なにゆゑに、つい手を伸べて、そのペンを取らないのか。ペンを取つて、未熟のさかしらにしろ、つと書き出さうとしないのか。やつぱり、よくそのことをあへてしない。依然として、まぬけなつらをして、白い酒をのんで、本を読んでゐる。これでは、かりに力があつたにもせよ、有っても無くてもおなじやうなことではないか。いや、かういふことがすなはち力が無いといふことにほかならない。無力である。何といつても無力である。いよいよぼんやりして、ぐうの音も出ない。ただ幸便に、忘れてゐたラシイヌの美しい詩句を、ふつとおもひ出して、ここに誦することができる。
  Toujours prête à partir, et demeurant toujours.

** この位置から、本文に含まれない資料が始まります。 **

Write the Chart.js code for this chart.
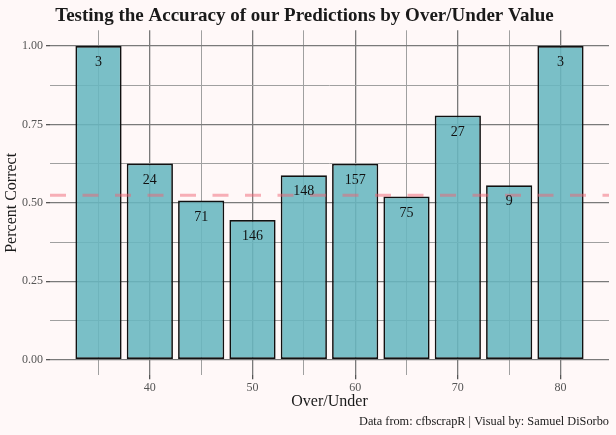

 これを何と訳さう。なにぶんにも詩に暗く語につたないから、その意の深さをよく日本語をもつて掬ひ上げることができない。そこで、しようことなしのわざくれ、詩のこころいきを似ても似つかぬへたな狂歌にかすめ取つて、述懐一首。
  おぼつかな春は立つとも立ちかぬる足すりこ木に羽ははえなむ

 

 本格的に作家として活動を始めた昭和十年(1935年)から、第二次世界大戦とその敗戦を挟み、中編『処女懐胎』が書かれるときくらいまで、つまり、ちょうど『いすかのはし』が書かれた昭和二十二年(1947年)頃までを仮に石川淳の作家生活における初期とするなら、不思議なことに、この時期以降ほとんど姿を消してしまったのがこうした無力で不活性だが、魅力的な時間である。